Meski gencatan senjata telah bertahan sejak Sabtu, Thailand menyebut Kamboja melanggar kesepakatan dengan penerbangan drone di perbatasan.
Thailand menyatakan menunda penyerahan 18 prajurit Kamboja yang ditawan di tengah konflik perbatasan yang masih mendidih antara kedua negara Asia Tenggara ini, akibat adanya dugaan pelanggaran terhadap perjanjian gencatan senjata yang diperbarui. Penundaan ini terjadi setelah gencatan senjata melewati tanda 72 jam yang seharusnya memicu pembebasan mereka.
Juru bicara Kementerian Luar Negeri Thailand, Nikorndej Balankura, menyatakan pada Selasa bahwa Bangkok mempertimbangkan ulang waktu penyerahan prajurit yang ditawan setelah adanya intrusi drone Kamboja ke wilayah udara Thailand pada Minggu malam.
“Pertimbangan tanggal dan waktu pembebasan bergantung pada kondisi keamanan,” ujarnya dalam konferensi pers, seraya menambahkan bahwa penyerahan tersebut dapat “terjadi dalam waktu dekat.”
Militer Thailand sebelumnya telah menuduh Kamboja melanggar syarat-syarat gencatan senjata terkait isu drone, dengan menyatakan pada Senin bahwa lebih dari 250 drone telah memasuki wilayahnya pada Minggu malam.
Ditanya tentang penundaan pembebasan prajurit tersebut, juru bicara pemerintah Kamboja Pen Bona mengatakan situasi sedang dipantau dan pemerintah belum memiliki reaksi, demikian dilaporkan kantor berita Reuters.
Penyerahan pasukan yang ditawan sebelumnya dalam baku tembak terbaru antara kedua negara, rencananya akan dilakukan jika gencatan senjata yang berlaku sejak Sabtu siang (05:00 GMT) dipatuhi selama 72 jam.
Gencatan senjata sejauh ini telah bertahan, menghentikan pertempuran selama 20 hari yang menewaskan lebih dari 100 orang dan mengusir lebih dari setengah juta orang di kedua belah pihak.

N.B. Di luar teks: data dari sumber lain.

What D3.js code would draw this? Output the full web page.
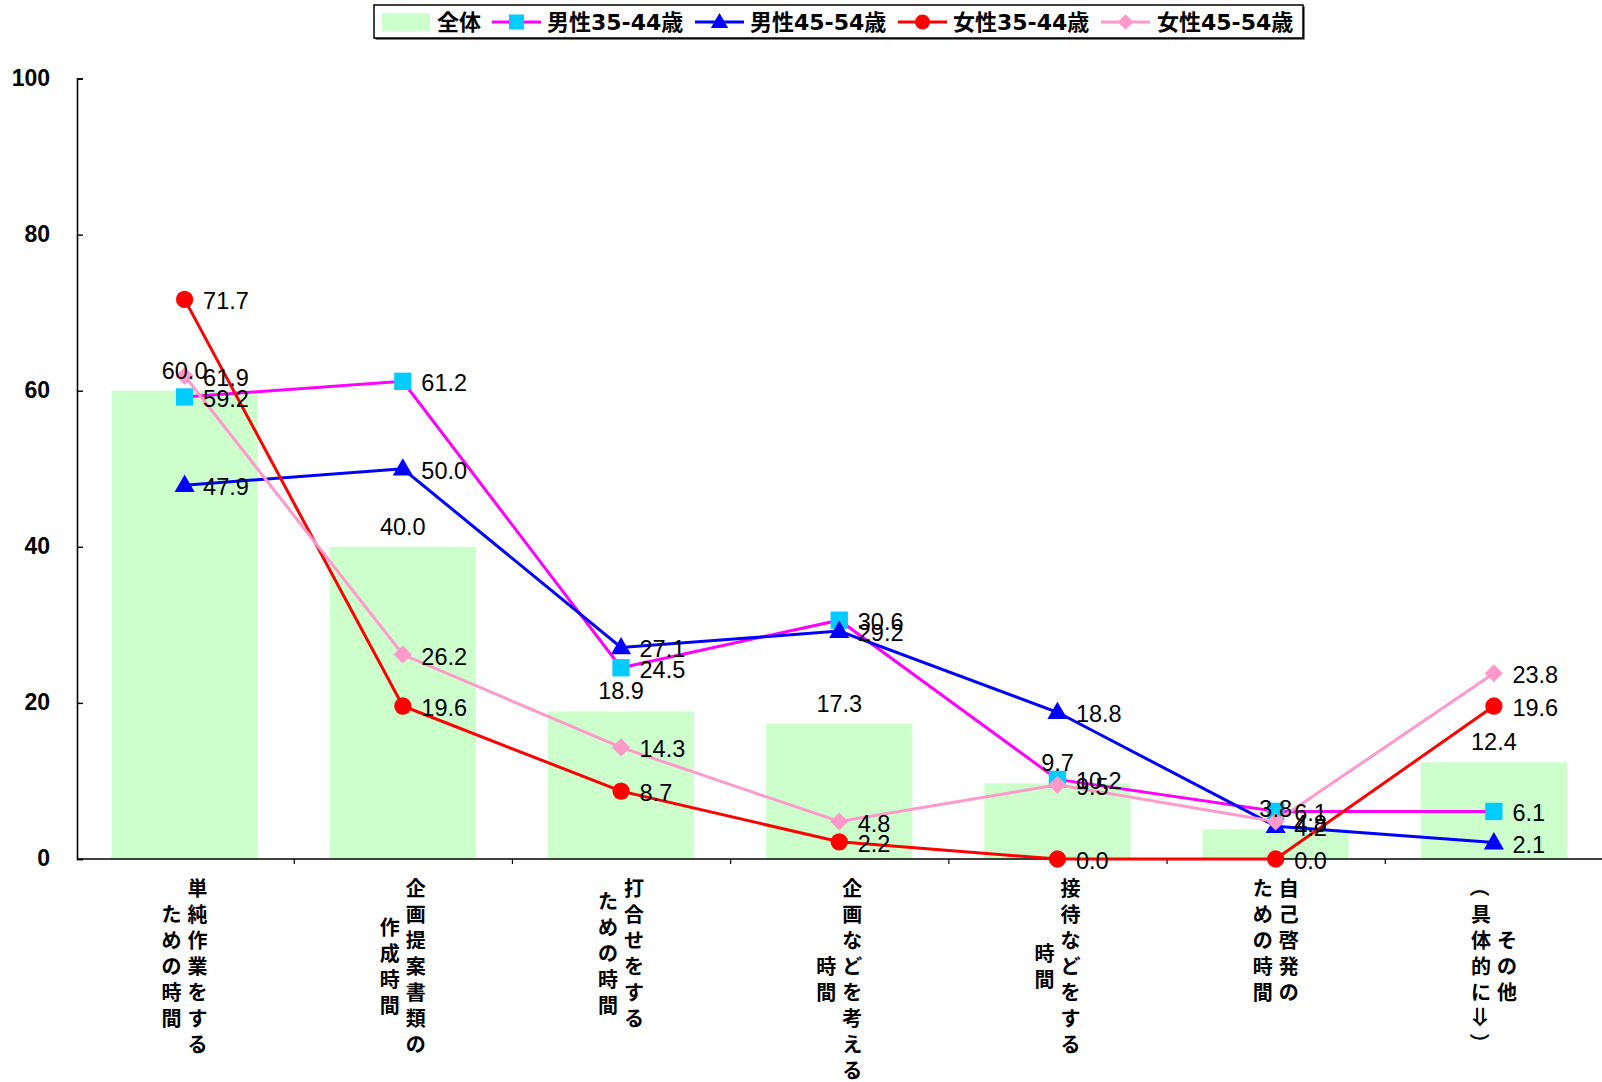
<!DOCTYPE html>
<html><head><meta charset="utf-8">
<script src="https://cdn.jsdelivr.net/npm/d3@7"></script>
<style>
html,body{margin:0;padding:0;background:#fff;}
svg{display:block;}
</style></head>
<body>
<script>
const categories = [
  ["単純作業をする","ための時間"],
  ["企画提案書類の","作成時間"],
  ["打合せをする","ための時間"],
  ["企画などを考える","時間"],
  ["接待などをする","時間"],
  ["自己啓発の","ための時間"],
  ["その他","（具体的に⇒）"]
];
const seriesNames = ["全体","男性35-44歳","男性45-54歳","女性35-44歳","女性45-54歳"];
const total      = [60.0, 40.0, 18.9, 17.3, 9.7, 3.8, 12.4];
const male3544   = [59.2, 61.2, 24.5, 30.6, 10.2, 6.1, 6.1];
const male4554   = [47.9, 50.0, 27.1, 29.2, 18.8, 4.2, 2.1];
const female3544 = [71.7, 19.6, 8.7, 2.2, 0.0, 0.0, 19.6];
const female4554 = [61.9, 26.2, 14.3, 4.8, 9.5, 4.8, 23.8];
const yTicks = [0, 20, 40, 60, 80, 100];

const W = 1602, H = 1082;
const plot = {axisX: 77, left: 75.5, right: 1603, top: 78.5, bottom: 859};

const svg = d3.select("body").append("svg").attr("width", W).attr("height", H);

const x = d3.scaleBand().domain(d3.range(categories.length)).range([plot.left, plot.right]).paddingInner(0).paddingOuter(0);
const y = d3.scaleLinear().domain([0, 100]).range([plot.bottom, plot.top]);
const cx = i => x(i) + x.bandwidth() / 2;
const barW = x.bandwidth() * 0.67;

const lineSeries = [
  {name: seriesNames[1], values: male3544, color: "#ff00ff", marker: "square", mcolor: "#00ccff"},
  {name: seriesNames[2], values: male4554, color: "#0000ff", marker: "triangle", mcolor: "#0000ff"},
  {name: seriesNames[3], values: female3544, color: "#ff0000", marker: "circle", mcolor: "#ff0000"},
  {name: seriesNames[4], values: female4554, color: "#ff99cc", marker: "diamond", mcolor: "#ff99cc"}
];

function markerPath(type, k) {
  k = k || 1;
  if (type === "square") return d3.symbol(d3.symbolSquare, 300 * k)();
  if (type === "triangle") return d3.symbol(d3.symbolTriangle, 175 * k)();
  if (type === "circle") return d3.symbol(d3.symbolCircle, 235 * k)();
  if (type === "diamond") return d3.symbol(d3.symbolSquare, 165 * k)();
}
function markerTransform(type, px, py) {
  if (type === "diamond") return `translate(${px},${py}) rotate(45)`;
  if (type === "triangle") return `translate(${px},${py + 1})`;
  return `translate(${px},${py})`;
}

// bars
svg.append("g").selectAll("rect").data(total).join("rect")
  .attr("x", (d, i) => cx(i) - barW / 2)
  .attr("y", d => y(d))
  .attr("width", barW)
  .attr("height", d => y(0) - y(d))
  .attr("fill", "#ccffcc");

// axes
const yAxis = d3.axisLeft(y).tickValues(yTicks).tickSize(-6).tickPadding(27).tickFormat(d3.format("d"));
const gy = svg.append("g").attr("transform", `translate(${plot.axisX},0)`).call(yAxis);
gy.select(".domain").attr("stroke", "#000").attr("stroke-width", 1.6);
gy.selectAll(".tick line").attr("stroke", "#000").attr("stroke-width", 1.4);
gy.selectAll(".tick text").attr("font-family", "'Liberation Sans', Arial, sans-serif").attr("font-weight", "bold")
  .attr("font-size", 23).attr("fill", "#000").attr("dy", "0.3em");

const xb = d3.scaleLinear().domain([0, categories.length]).range([plot.left, plot.right]);
const xAxis = d3.axisBottom(xb).tickValues(d3.range(1, categories.length)).tickSize(5).tickFormat("");
const gx = svg.append("g").attr("transform", `translate(0,${plot.bottom})`).call(xAxis);
gx.select(".domain").attr("stroke", "#000").attr("stroke-width", 1.6)
  .attr("d", `M${plot.axisX},0H${plot.right}`);
gx.selectAll(".tick line").attr("stroke", "#000").attr("stroke-width", 1.2);

// lines + markers
const line = d3.line().x((d, i) => cx(i)).y(d => y(d));
lineSeries.forEach(s => {
  svg.append("path").datum(s.values).attr("d", line)
    .attr("fill", "none").attr("stroke", s.color).attr("stroke-width", 3);
  svg.append("g").selectAll("path").data(s.values).join("path")
    .attr("d", markerPath(s.marker))
    .attr("transform", (d, i) => markerTransform(s.marker, cx(i), y(d)))
    .attr("fill", s.mcolor);
});

// data labels
const fmt = d3.format(".1f");
const labels = svg.append("g").attr("font-family", "'Liberation Sans', Arial, sans-serif").attr("font-size", 23.5).attr("fill", "#000");
labels.selectAll("text.bar").data(total).join("text").attr("class", "bar")
  .attr("x", (d, i) => cx(i)).attr("y", d => y(d) - 12)
  .attr("text-anchor", "middle").text(d => fmt(d));
lineSeries.forEach(s => {
  labels.append("g").selectAll("text").data(s.values).join("text")
    .attr("x", (d, i) => cx(i) + 18.5).attr("y", d => y(d) + 2)
    .attr("dominant-baseline", "central").text(d => fmt(d));
});

// category labels (vertical Japanese, columns right to left)
const pitch = 26, colGap = 26, labelTop = 887;
const rotated = new Set(["（", "）", "⇒"]);
const catG = svg.append("g").attr("font-family", "'Noto Sans CJK JP', sans-serif").attr("font-weight", "bold")
  .attr("font-size", 20).attr("fill", "#000");
categories.forEach((lines, i) => {
  const maxLen = d3.max(lines, l => Array.from(l).length);
  const n = lines.length;
  lines.forEach((ln, j) => {
    const colX = cx(i) + ((n - 1) / 2 - j) * colGap;
    const chars = Array.from(ln);
    const startY = labelTop + (maxLen - chars.length) / 2 * pitch;
    const col = catG.append("g").attr("class", "catcol");
    chars.forEach((ch, k) => {
      const cy = startY + k * pitch;
      const t = col.append("text").attr("x", colX).attr("y", cy)
        .attr("text-anchor", "middle").attr("dominant-baseline", "central").text(ch);
      if (rotated.has(ch)) t.attr("transform", `rotate(90,${colX},${cy})`);
    });
  });
});

// legend
const lg = svg.append("g");
lg.append("rect").attr("x", 375.5).attr("y", 6.5).attr("width", 929).attr("height", 33).attr("fill", "#000");
lg.append("rect").attr("x", 374).attr("y", 5).attr("width", 929).attr("height", 33)
  .attr("fill", "#fff").attr("stroke", "#000").attr("stroke-width", 1.5);
const legY = 22;
lg.append("rect").attr("x", 382).attr("y", 13).attr("width", 48).attr("height", 18).attr("fill", "#ccffcc");
const legTextX = [437, 547, 750, 953, 1157];
const legLineX = [null, 492, 695, 898, 1101];
seriesNames.forEach((nm, k) => {
  lg.append("text").attr("x", legTextX[k]).attr("y", legY).attr("dominant-baseline", "central")
    .attr("font-family", "'DejaVu Sans', 'Noto Sans CJK JP', sans-serif")
    .attr("font-weight", "bold").attr("font-size", 22).attr("fill", "#000").text(nm);
  if (k > 0) {
    const s = lineSeries[k - 1];
    lg.append("line").attr("x1", legLineX[k]).attr("x2", legLineX[k] + 49).attr("y1", legY).attr("y2", legY)
      .attr("stroke", s.color).attr("stroke-width", 3);
    lg.append("path").attr("d", markerPath(s.marker, 0.75))
      .attr("transform", markerTransform(s.marker, legLineX[k] + 24.5, legY)).attr("fill", s.mcolor);
  }
});
</script>
</body></html>
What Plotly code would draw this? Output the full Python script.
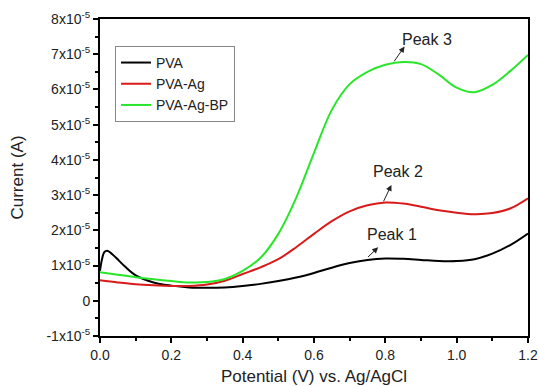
import plotly.graph_objects as go

# Current values are in units of 1e-5 A
pva_v = [0, 0.005, 0.012, 0.02, 0.03, 0.045, 0.07, 0.1, 0.15, 0.2, 0.25, 0.3, 0.35, 0.4, 0.45, 0.5, 0.55, 0.6, 0.65, 0.7, 0.75, 0.8, 0.85, 0.9, 0.95, 1.0, 1.05, 1.1, 1.15, 1.2]
pva_i = [0.85, 1.15, 1.38, 1.42, 1.36, 1.22, 0.97, 0.72, 0.52, 0.43, 0.38, 0.37, 0.38, 0.42, 0.48, 0.56, 0.66, 0.79, 0.94, 1.07, 1.16, 1.20, 1.19, 1.16, 1.13, 1.13, 1.18, 1.34, 1.58, 1.91]

ag_v = [0, 0.05, 0.1, 0.15, 0.2, 0.25, 0.3, 0.35, 0.4, 0.45, 0.5, 0.55, 0.6, 0.65, 0.7, 0.75, 0.8, 0.85, 0.9, 0.95, 1.0, 1.05, 1.1, 1.15, 1.2]
ag_i = [0.58, 0.52, 0.47, 0.44, 0.42, 0.42, 0.46, 0.57, 0.76, 0.95, 1.18, 1.52, 1.9, 2.26, 2.54, 2.71, 2.79, 2.76, 2.67, 2.57, 2.5, 2.46, 2.49, 2.62, 2.91]

bp_v = [0, 0.05, 0.1, 0.15, 0.2, 0.25, 0.3, 0.35, 0.4, 0.45, 0.5, 0.55, 0.6, 0.65, 0.7, 0.75, 0.8, 0.85, 0.9, 0.95, 1.0, 1.05, 1.1, 1.15, 1.2]
bp_i = [0.81, 0.74, 0.67, 0.61, 0.56, 0.52, 0.53, 0.62, 0.85, 1.22, 1.9, 2.92, 4.2, 5.42, 6.15, 6.5, 6.7, 6.78, 6.72, 6.42, 6.05, 5.92, 6.13, 6.52, 6.98]

y_ticks = [-1, 0, 1, 2, 3, 4, 5, 6, 7, 8]
y_ticktext = ["-1x10<sup>-5</sup>", "0", "1x10<sup>-5</sup>", "2x10<sup>-5</sup>", "3x10<sup>-5</sup>",
              "4x10<sup>-5</sup>", "5x10<sup>-5</sup>", "6x10<sup>-5</sup>", "7x10<sup>-5</sup>", "8x10<sup>-5</sup>"]
x_ticks = [0.0, 0.2, 0.4, 0.6, 0.8, 1.0, 1.2]
x_ticktext = ["0.0", "0.2", "0.4", "0.6", "0.8", "1.0", "1.2"]

peak_labels = ["Peak 1", "Peak 2", "Peak 3"]
peak_text_pos = [(0.818, 1.87), (0.836, 3.66), (0.916, 7.41)]
peak_arrow_tail = [(0.747, 1.2), (0.793, 2.78), (0.822, 6.76)]
peak_arrow_head = [(0.78, 1.52), (0.817, 3.29), (0.854, 7.22)]

FONT = "Liberation Sans, Arial, sans-serif"

fig = go.Figure()
fig.add_trace(go.Scatter(x=pva_v, y=pva_i, mode="lines", name="PVA",
                         line=dict(color="#000000", width=2, shape="spline", smoothing=1)))
fig.add_trace(go.Scatter(x=ag_v, y=ag_i, mode="lines", name="PVA-Ag",
                         line=dict(color="#d91a1a", width=2, shape="spline", smoothing=1)))
fig.add_trace(go.Scatter(x=bp_v, y=bp_i, mode="lines", name="PVA-Ag-BP",
                         line=dict(color="#2ae62a", width=2, shape="spline", smoothing=1)))

for lab, tp, tail, head in zip(peak_labels, peak_text_pos, peak_arrow_tail, peak_arrow_head):
    fig.add_annotation(x=tp[0], y=tp[1], text=lab, showarrow=False,
                       font=dict(family=FONT, size=16, color="#222"))
    fig.add_annotation(x=head[0], y=head[1], ax=tail[0], ay=tail[1], axref="x", ayref="y",
                       text="", showarrow=True, arrowhead=2, arrowsize=1.2, arrowwidth=1,
                       arrowcolor="#222")

axis_common = dict(showline=True, linecolor="black", linewidth=2, mirror=True,
                   ticks="outside", ticklen=5, tickwidth=2, tickcolor="black",
                   showgrid=False, zeroline=False, automargin=False,
                   tickfont=dict(family=FONT, size=14, color="#222"))

fig.update_xaxes(range=[0, 1.2], tickvals=x_ticks, ticktext=x_ticktext,
                 minor=dict(ticks="outside", ticklen=3, tickwidth=2, tickcolor="black", dtick=0.1, tick0=0),
                 title=dict(text="Potential (V) vs. Ag/AgCl", font=dict(family=FONT, size=17, color="#222"), standoff=8),
                 **axis_common)
fig.update_yaxes(range=[-1, 8], tickvals=y_ticks, ticktext=y_ticktext,
                 minor=dict(ticks="outside", ticklen=3, tickwidth=2, tickcolor="black", dtick=0.5, tick0=0),
                 title=dict(text="Current (A)", font=dict(family=FONT, size=17, color="#222"), standoff=19),
                 **axis_common)

fig.update_layout(
    width=539, height=386,
    margin=dict(l=100, r=11, t=19, b=50),
    plot_bgcolor="white", paper_bgcolor="white",
    showlegend=True,
    legend=dict(x=0.035, y=0.915, xanchor="left", yanchor="top",
                bgcolor="white", bordercolor="#888", borderwidth=1,
                font=dict(family=FONT, size=14, color="#222"),
                tracegroupgap=0, itemwidth=30),
)

fig.write_html("out.html", config={"displayModeBar": False},
               post_script="document.body.style.margin='0';document.body.style.overflow='hidden';")
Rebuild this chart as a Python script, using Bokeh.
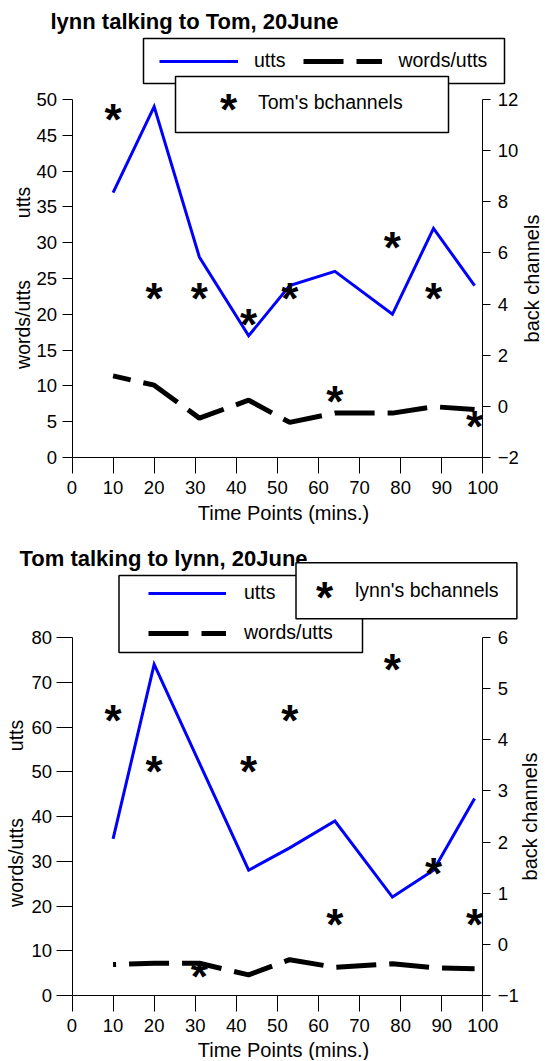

Meski demikian, Kementerian Luar Negeri Thailand mengirimkan protes resmi ke Kamboja setelah seorang prajurit Thailand kehilangan anggota badan pada Senin akibat ledakan ranjau darat di area perbatasan.
Insiden ranjau darat termasuk salah satu pemicu meletusnya konflik terbaru ini, yang kembali menyala bulan lalu setelah lima hari pertempuran pada Juli yang dihentikan oleh gencatan senjata yang difasilitasi Amerika Serikat dan Malaysia.
Menteri Luar Negeri Thailand Sihasak Phuangketkeow sebelumnya pada Selasa mengatakan bahwa gencatan senjata ini rapuh dan memerlukan kedua belah pihak untuk menghindari pemicu ketegangan.
“Gencatan senjata baru saja disepakati, jadi masih ada kerapuhan,” kata Sihasak kepada wartawan. “Kita harus menghindari provokasi atau hal-hal yang dapat mengurangi kualitas gencatan senjata,” ujarnya.
Banyak warga masih mengungsi meski ada gencatan senjata
Melaporkan dari kota Poipet di Kamboja, dekat perbatasan dengan Thailand, Assed Baig dari Al Jazeera menyatakan bahwa ketenangan yang tidak nyaman telah menyelimuti wilayah tersebut di tengah gencatan senjata.
Ratusan orang berkumpul dalam terik panas, menantikan distribusi bantuan pokok di masa gencatan senjata ini.
Sementara sebagian warga Kamboja mulai kembali ke rumah mereka, yang lain mengatakan mereka masih terlalu takut atau tidak mampu untuk melakukannya.
“[Sebagian] mengatakan mereka akan tetap tinggal di kamp-kamp [pengungsi internal] karena mereka masih belum yakin bahwa gencatan senjata ini akan bertahan,” katanya.
“Mereka pernah menyaksikan gencatan senjata sebelumnya. Mereka juga pernah melihatnya kembali gagal.”
Yang lainnya, lanjutnya, tidak dapat pulang karena pasukan Thailand masih berada di dalam atau dekat desa mereka, sementara bagi sebagian lain, rumah mereka telah hancur dalam pertempuran.
Berdasarkan syarat-syarat perjanjian gencatan senjata Sabtu lalu, kedua belah pihak sepakat untuk menahan pasukan mereka di posisi saat ini.
“Meskipun ada ketenangan… tidak seorang pun di sini menyebut gencatan senjata ini stabil atau permanen,” kata Baig.